Fifth, as for whether China's policies are creating a "groundswell of resentment" against it, clearly, China has faced significant criticism from Western countries. But that is a red herring. My argument in the book is not that China can charm the West; I don't think it can, except perhaps in some parts of Europe, and the backlash over China's relations with Sudan and Iran shows that Western nations (and Japan) have vastly different views of China than developing countries do. What's more, I don't think the United States should not be charmed by China, but rather should regard China as a potential competitor--and a potential collaborator on issues of shared concern. (Regarding Western complaints about China's debt policies, these complaints seem a bit rich, given that many of the nations in Africa ran up high debts in the past due to World Bank and IMF packages.)
My argument in the book is that, thus far, China has effectively charmed many developing nations in Asia, Africa, and Latin America. I agree that there have been protests against China's labor policies in nations like Zambia and Peru. But these pale in comparison to the massive anti-American demonstrations held at summit after summit. I agree that there have been attacks on Chinese workers in Nigeria, but these pale in comparison to the number of attacks on Western oil workers in Nigeria, and these attacks on Chinese and Western workers have more to do with local militants' anger at all foreign companies in the Niger Delta than specific resentment against China. I also agree that, down the road, China could face very serious blowback, and I hope that people around the world, including in the developing world, have a clear-eyed understanding of China's labor, environment, and governance standards before they embark upon a substantial relationship with China.
But I challenge you to provide me with a series of significant polls this year demonstrating widespread negative opinion against China in Latin America, Africa, or Southeast Asia. I've spent my time on the ground, talking to opinion leaders across the developing world for years and amassing this data. Show me something that disproves it.

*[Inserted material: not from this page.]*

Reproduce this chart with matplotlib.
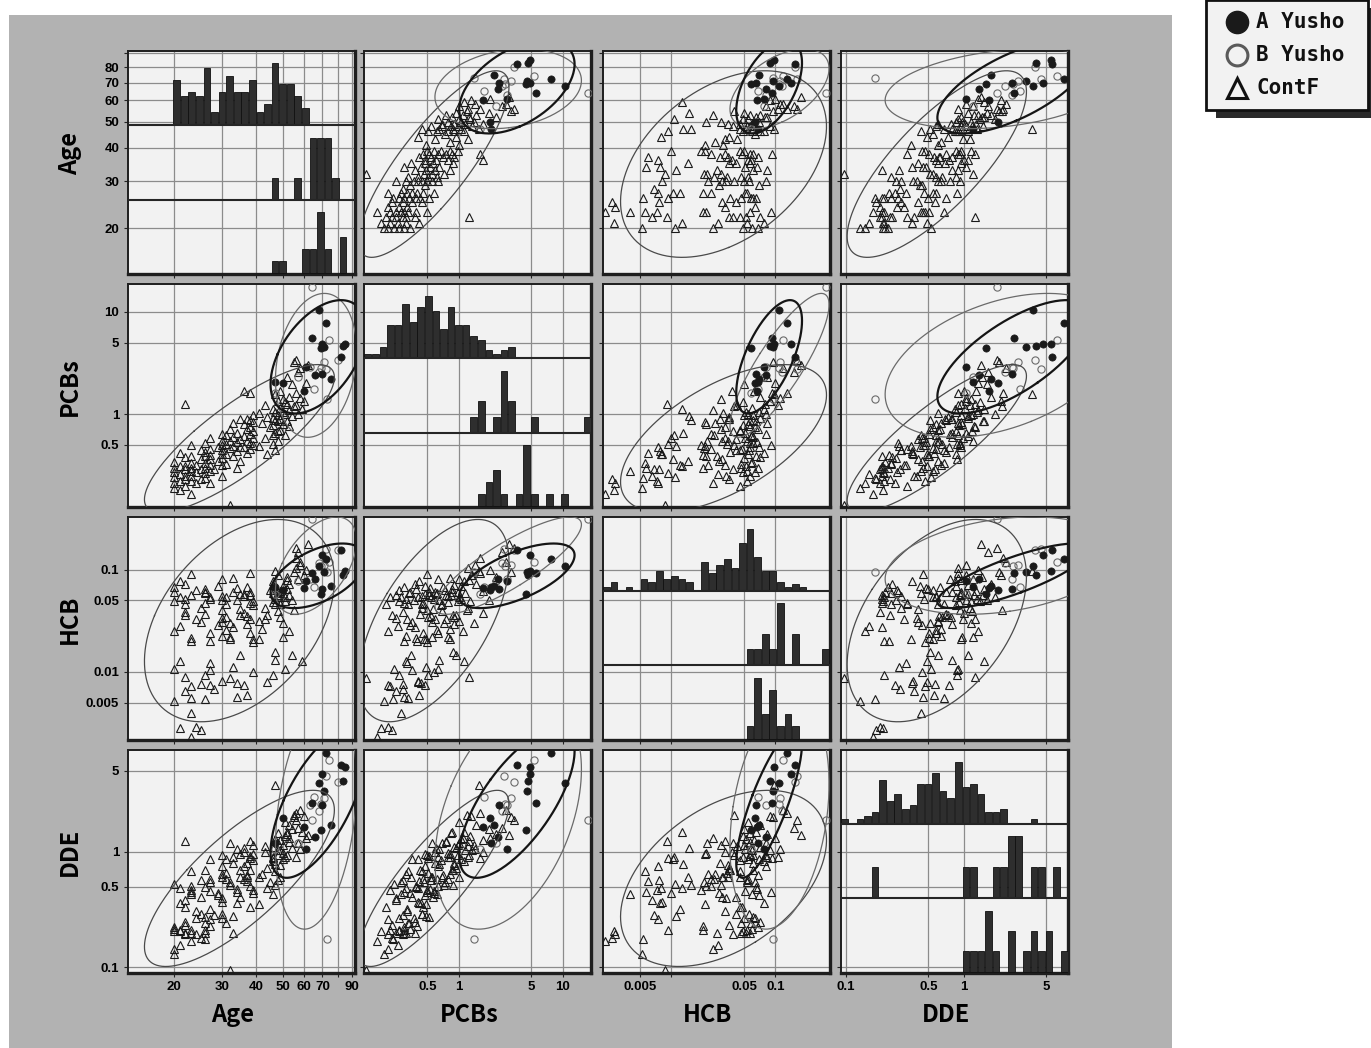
import numpy as np
import matplotlib
matplotlib.use("Agg")
import matplotlib.pyplot as plt
from matplotlib.patches import Rectangle
from matplotlib.lines import Line2D
from matplotlib.transforms import blended_transform_factory

# ---------------------------------------------------------------- data
# one entry per subject; concentrations are plotted on log axes
contf_age = [
    23, 21, 20, 22, 24, 20, 23, 21, 25, 22, 20, 23, 22, 21, 24, 20, 23, 22, 25, 20,
    23, 21, 22, 24, 23, 20, 25, 22, 23, 21, 25, 23, 22,
    27, 26, 30, 26, 27, 28, 26, 30, 27, 26, 29, 27, 30, 26, 27, 30, 26, 30, 27, 29,
    30, 26, 30, 27, 30,
    32, 34, 31, 35, 33, 31, 34, 32, 35, 33, 31, 34, 32, 35, 33, 31, 34, 32, 33, 35,
    37, 38, 36, 39, 38, 37, 39, 36, 38, 39, 37, 38, 36, 39, 38, 37, 39, 38, 36,
    44, 47, 41, 46, 48, 43, 46, 47, 48, 45, 46, 42, 48, 47, 46, 44, 48, 41, 47, 46,
    43, 48, 47,
    51, 49, 53, 50, 52, 49, 54, 51, 50, 53, 49, 55, 52, 51, 50, 53, 49, 54, 52, 55,
    57, 59, 56, 60, 58, 56, 61, 57, 58, 62, 56,
]
contf_pcbs = [
    0.165, 0.18, 0.19, 0.20, 0.21, 0.21, 0.22, 0.22, 0.23, 0.23, 0.24, 0.25, 0.25,
    0.26, 0.27, 0.27, 0.28, 0.29, 0.29, 0.30, 0.30, 0.31, 0.31, 0.32, 0.33, 0.34,
    0.36, 0.38, 0.39, 0.42, 0.45, 0.50, 1.25,
    0.21, 0.235, 0.25, 0.265, 0.28, 0.29, 0.30, 0.315, 0.32, 0.335, 0.345, 0.36,
    0.375, 0.39, 0.40, 0.41, 0.43, 0.45, 0.46, 0.48, 0.50, 0.52, 0.55, 0.58, 0.64,
    0.128, 0.30, 0.325, 0.35, 0.385, 0.41, 0.44, 0.465, 0.475, 0.49, 0.51, 0.53,
    0.55, 0.57, 0.60, 0.62, 0.65, 0.72, 0.82, 0.89,
    0.42, 0.455, 0.48, 0.50, 0.52, 0.545, 0.58, 0.61, 0.64, 0.68, 0.71, 0.75, 0.80,
    0.83, 0.87, 0.90, 0.98, 1.6, 1.7,
    0.41, 0.45, 0.49, 0.51, 0.54, 0.59, 0.62, 0.655, 0.69, 0.74, 0.79, 0.82, 0.85,
    0.88, 0.91, 0.94, 0.98, 1.02, 1.06, 1.12, 1.22, 1.35, 1.58,
    0.63, 0.7, 0.76, 0.8, 0.86, 0.9, 0.95, 1.0, 1.05, 1.1, 1.15, 1.2, 1.26, 1.3,
    1.4, 1.48, 1.7, 1.95, 2.3, 3.2,
    1.0, 1.12, 1.24, 1.33, 1.45, 1.6, 2.0, 2.6, 2.85, 3.05, 3.4,
]
contf_hcb = [
    0.0023, 0.0028, 0.0052, 0.046, 0.0029, 0.025, 0.0073, 0.054, 0.0027, 0.036,
    0.0108, 0.057, 0.0065, 0.028, 0.064, 0.049, 0.004, 0.039, 0.0077, 0.068, 0.02,
    0.0128, 0.052, 0.033, 0.0056, 0.06, 0.031, 0.072, 0.0215, 0.078, 0.042, 0.09,
    0.009,
    0.0074, 0.0054, 0.0335, 0.0094, 0.0535, 0.0068, 0.047, 0.0225, 0.0122, 0.059,
    0.0285, 0.0104, 0.05, 0.065, 0.0202, 0.0081, 0.0365, 0.0555, 0.0242, 0.07,
    0.040, 0.061, 0.031, 0.0515, 0.082,
    0.0088, 0.0057, 0.0465, 0.0145, 0.0278, 0.0545, 0.0078, 0.0208, 0.0575, 0.0112,
    0.0345, 0.066, 0.022, 0.0415, 0.0605, 0.0255, 0.051, 0.030, 0.083, 0.0362,
    0.006, 0.0475, 0.0075, 0.0195, 0.057, 0.035, 0.01, 0.0585, 0.024, 0.0455,
    0.068, 0.033, 0.055, 0.021, 0.0605, 0.0295, 0.0495, 0.092, 0.038,
    0.0079, 0.0458, 0.0212, 0.0093, 0.0538, 0.0328, 0.0595, 0.0131, 0.0395, 0.0635,
    0.0488, 0.0265, 0.0565, 0.0155, 0.0715, 0.036, 0.0612, 0.0312, 0.0518, 0.077,
    0.0425, 0.088, 0.098,
    0.0106, 0.0462, 0.057, 0.0218, 0.0645, 0.0348, 0.0148, 0.0545, 0.069, 0.025,
    0.0598, 0.0405, 0.079, 0.049, 0.0298, 0.072, 0.0618, 0.0505, 0.084, 0.096,
    0.081, 0.0127, 0.105, 0.089, 0.112, 0.13, 0.1, 0.15, 0.119, 0.178, 0.162,
]
contf_dde = [
    0.17, 0.205, 0.13, 0.33, 0.195, 0.145, 0.47, 0.21, 0.18, 0.235, 0.53, 0.20,
    0.38, 0.155, 0.27, 0.205, 0.43, 0.195, 0.57, 0.225, 0.21, 0.49, 0.20, 0.31,
    0.68, 0.215, 0.41, 0.245, 0.51, 0.36, 0.29, 0.45, 1.25,
    0.26, 0.175, 0.40, 0.21, 0.55, 0.285, 0.2, 0.64, 0.32, 0.24, 0.44, 0.87,
    0.265, 0.50, 0.23, 0.37, 0.70, 0.29, 0.58, 0.42, 0.93, 0.275, 0.60, 0.455, 0.76,
    0.095, 0.45, 0.24, 0.60, 0.2, 0.86, 0.36, 0.55, 0.95, 0.28, 0.65, 0.48, 1.2,
    0.41, 0.8, 0.58, 1.05, 0.52, 0.9, 0.69,
    0.56, 0.33, 0.75, 0.47, 0.92, 0.61, 0.44, 1.08, 0.51, 0.85, 0.63, 1.25, 0.58,
    0.95, 0.7, 0.8, 1.15, 0.89, 1.0,
    0.49, 0.68, 0.355, 0.875, 0.575, 0.99, 0.43, 0.79, 1.18, 0.55, 0.905, 0.64,
    1.45, 0.52, 1.09, 0.73, 0.945, 0.605, 1.28, 0.84, 1.13, 1.04, 3.8,
    0.9, 0.6, 1.21, 0.97, 1.49, 0.77, 1.08, 1.82, 0.86, 1.31, 1.03, 2.1, 0.94,
    1.37, 1.14, 1.7, 1.27, 1.58, 1.43, 1.98,
    1.2, 1.47, 0.9, 2.05, 1.05, 2.15, 1.32, 1.6, 2.28, 1.4, 1.9,
]

a_age = [68, 72, 64, 70, 71, 85, 83, 82, 61, 47, 66, 70, 75, 50, 60, 69]
a_pcbs = [10.5, 7.8, 5.5, 4.85, 4.5, 4.85, 4.65, 3.65, 2.9, 2.05, 2.4, 2.45, 2.2,
          2.0, 1.7, 4.4]
a_hcb = [0.108, 0.128, 0.092, 0.14, 0.095, 0.098, 0.089, 0.155, 0.078, 0.068,
         0.082, 0.065, 0.07, 0.064, 0.066, 0.058]
a_dde = [3.9, 7.1, 2.65, 4.7, 3.35, 5.45, 4.1, 5.6, 1.05, 1.2, 1.34, 2.55, 1.7,
         1.95, 1.65, 1.55]

b_age = [64, 74, 80, 71, 72, 69, 68, 63, 57, 65, 47, 73]
b_pcbs = [17.5, 5.3, 3.4, 3.2, 2.75, 2.8, 2.6, 2.9, 2.3, 1.75, 1.6, 1.4]
b_hcb = [0.31, 0.118, 0.155, 0.112, 0.16, 0.108, 0.115, 0.082, 0.078, 0.068,
         0.058, 0.095]
b_dde = [1.9, 6.2, 4.0, 2.9, 4.5, 2.6, 2.25, 2.55, 1.2, 3.0, 1.05, 0.176]

VARIABLES = ["Age", "PCBs", "HCB", "DDE"]
GROUPS = ["A Yusho", "B Yusho", "ContF"]

# axis ranges, gridlines and labelled ticks
LIMITS = {"Age": (13.49, 91.83), "PCBs": (0.1233, 18.75),
          "HCB": (0.002184, 0.3314), "DDE": (0.0904, 7.663)}
GRID = {"Age": [20, 30, 40, 50, 60, 70, 80, 90], "PCBs": [0.5, 1, 5, 10],
        "HCB": [0.005, 0.01, 0.05, 0.1], "DDE": [0.1, 0.5, 1, 5]}
Y_LABELLED = {"Age": [20, 30, 40, 50, 60, 70, 80], "PCBs": [0.5, 1, 5, 10],
              "HCB": [0.005, 0.01, 0.05, 0.1], "DDE": [0.1, 0.5, 1, 5]}
X_LABELLED = {"Age": [20, 30, 40, 50, 60, 70, 90], "PCBs": [0.5, 1, 5, 10],
              "HCB": [0.005, 0.05, 0.1], "DDE": [0.1, 0.5, 1, 5]}
N_BINS = 30

data = {
    "ContF": dict(zip(VARIABLES, map(np.array, [contf_age, contf_pcbs, contf_hcb, contf_dde]))),
    "A Yusho": dict(zip(VARIABLES, map(np.array, [a_age, a_pcbs, a_hcb, a_dde]))),
    "B Yusho": dict(zip(VARIABLES, map(np.array, [b_age, b_pcbs, b_hcb, b_dde]))),
}

marker_style = {
    "ContF": dict(marker="^", ms=5.4, mfc="none", mec="#1a1a1a", mew=0.8),
    "B Yusho": dict(marker="o", ms=5.2, mfc="none", mec="#6a6a6a", mew=0.8),
    "A Yusho": dict(marker="o", ms=5.2, mfc="#1a1a1a", mec="#1a1a1a", mew=0.5),
}
ellipse_style = {
    "ContF": dict(color="#4a4a4a", lw=0.9),
    "B Yusho": dict(color="#6a6a6a", lw=0.9),
    "A Yusho": dict(color="#151515", lw=1.6),
}

TICK_FONT = dict(family=["Liberation Sans", "DejaVu Sans"], weight="bold", size=9.5)
TITLE_FONT = dict(family=["Noto Sans CJK JP", "DejaVu Sans"], size=17, weight="bold")


def density_ellipse(x, y, k=2.4477, n=240):
    """95% normal ellipse of log10(x), log10(y), back on the raw scale."""
    lx, ly = np.log10(x), np.log10(y)
    mu = np.array([lx.mean(), ly.mean()])
    vals, vecs = np.linalg.eigh(np.cov(lx, ly))
    t = np.linspace(0, 2 * np.pi, n)
    pts = vecs @ (np.sqrt(vals)[:, None] * np.vstack([np.cos(t), np.sin(t)])) * k
    pts += mu[:, None]
    return 10 ** pts[0], 10 ** pts[1]


def fmt(v):
    return f"{v:g}"


# ---------------------------------------------------------------- layout
W, H = 1371, 1048
fig = plt.figure(figsize=(W / 100, H / 100), dpi=100)
fig.patch.set_facecolor("white")

# grey plate behind the matrix
plate = fig.add_axes([9 / W, 0, (1172 - 9) / W, (H - 15) / H], zorder=-5)
plate.set_facecolor("#b2b2b2")
plate.set_xticks([])
plate.set_yticks([])
for sp in plate.spines.values():
    sp.set_visible(False)

col_left = [127.5, 364, 602.5, 841]
row_top = [51, 284, 516.5, 749.5]
pw, ph = 227, 223

for i, yvar in enumerate(VARIABLES):
    for j, xvar in enumerate(VARIABLES):
        ax = fig.add_axes([col_left[j] / W, 1 - (row_top[i] + ph) / H, pw / W, ph / H])
        ax.set_facecolor("#f2f2f2")
        ax.set_xscale("log")
        ax.set_yscale("log")
        ax.set_xlim(*LIMITS[xvar])
        ax.set_ylim(*LIMITS[yvar])
        ax.minorticks_off()
        ax.set_xticks(GRID[xvar])
        ax.set_yticks(GRID[yvar])
        ax.set_xticklabels([fmt(v) if v in X_LABELLED[xvar] else "" for v in GRID[xvar]],
                           **TICK_FONT)
        ax.set_yticklabels([fmt(v) if v in Y_LABELLED[yvar] else "" for v in GRID[yvar]],
                           **TICK_FONT)
        ax.tick_params(direction="out", length=3, width=0.8, color="#222222",
                       labelbottom=(i == 3), labelleft=(j == 0), pad=3)
        ax.grid(True, color="#8c8c8c", lw=0.9)
        ax.set_axisbelow(True)
        for side, sp in ax.spines.items():
            sp.set_color("#1e1e1e")
            sp.set_linewidth(2.4 if side in ("right", "bottom") else 1.4)

        if i == j:
            # three stacked histograms: ContF on top, B Yusho, A Yusho at the bottom
            lo, hi = np.log10(LIMITS[xvar])
            edges = np.linspace(lo, hi, N_BINS + 1)
            trans = blended_transform_factory(ax.transData, ax.transAxes)
            shrink = 0.06 * (edges[1] - edges[0])
            for band, grp in enumerate(GROUPS):
                counts, _ = np.histogram(np.log10(data[grp][xvar]), bins=edges)
                base = band / 3
                scale = 0.82 / 3 / counts.max()
                for c, l, r in zip(counts, edges[:-1], edges[1:]):
                    if c == 0:
                        continue
                    x0, x1 = 10 ** (l + shrink), 10 ** (r - shrink)
                    ax.add_patch(Rectangle((x0, base + 0.004), x1 - x0, c * scale,
                                           transform=trans, facecolor="#2e2e2e",
                                           edgecolor="#101010", lw=0.6, zorder=3))
                if band > 0:
                    ax.plot([0, 1], [base, base], transform=ax.transAxes,
                            color="#262626", lw=1.5, zorder=4)
        else:
            for grp in ["ContF", "B Yusho", "A Yusho"]:
                x, y = data[grp][xvar], data[grp][yvar]
                ax.plot(x, y, ls="none", zorder=3, **marker_style[grp])
            for grp in ["ContF", "B Yusho", "A Yusho"]:
                ex, ey = density_ellipse(data[grp][xvar], data[grp][yvar])
                ax.plot(ex, ey, zorder=4, **ellipse_style[grp])

# axis titles
for k, var in enumerate(VARIABLES):
    xc = col_left[k] + pw / 2 - 8
    fig.text(xc / W, 1 - 1015 / H, var, ha="center", va="center", **TITLE_FONT)
    yc = row_top[k] + ph / 2 - 9
    fig.text(70 / W, 1 - yc / H, var, ha="center", va="center", rotation=90,
             **TITLE_FONT)

# legend box with drop shadow
leg = fig.add_axes([1204 / W, 1 - 120 / H, 167 / W, 120 / H])
leg.set_xlim(0, 167)
leg.set_ylim(120, 0)
leg.axis("off")
leg.add_patch(Rectangle((12, 8), 155, 110, facecolor="#2a2a2a", edgecolor="none"))
leg.add_patch(Rectangle((2, 0), 162, 110, facecolor="#f2f2f2", edgecolor="#111111", lw=2))
legend_rows = [("A Yusho", dict(marker="o", ms=16, mfc="#1a1a1a", mec="#1a1a1a")),
               ("B Yusho", dict(marker="o", ms=15, mfc="none", mec="#5a5a5a", mew=2.2)),
               ("ContF", dict(marker="^", ms=15, mfc="none", mec="#111111", mew=2.2))]
for r, (name, style) in enumerate(legend_rows):
    yy = 22 + r * 33
    leg.add_line(Line2D([33], [yy], ls="none", **style))
    leg.text(52, yy, name, va="center", ha="left", fontsize=15, weight="bold",
             family=["DejaVu Sans Mono"], color="#111111")

fig.savefig("out.png", dpi=100)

Finally, although I'm glad that we agree on how the United States has lost power because of the decline of American diplomacy, I'm not so gloomy as you about the future. The State Department has begun to recognize the need for American diplomats to be on the ground in hotspots, and Secretary of State Rice's plan to move more diplomats to developing nations--and to one- and two-person consulates--is a great idea. And Chinese diplomats, though far more skilled than in the past, are not yet "imperial masters." In Southeast Asia, a priority region for China, they are very sophisticated; in other parts of the world, like parts of Africa, they remain isolated and poorly linked up with local business and cultural elites. China still lacks the coordination to manage its aid effectively, and it winds up alienating local people when it does not deliver aid effectively.
Most important, China is not yet sure what it stands for. Ask a Chinese diplomat to describe what China stands for--what China's values are--in a few sentences. They can't. They don't know. And, in the long run, if you don't have values, you have no values for other people to aspire to.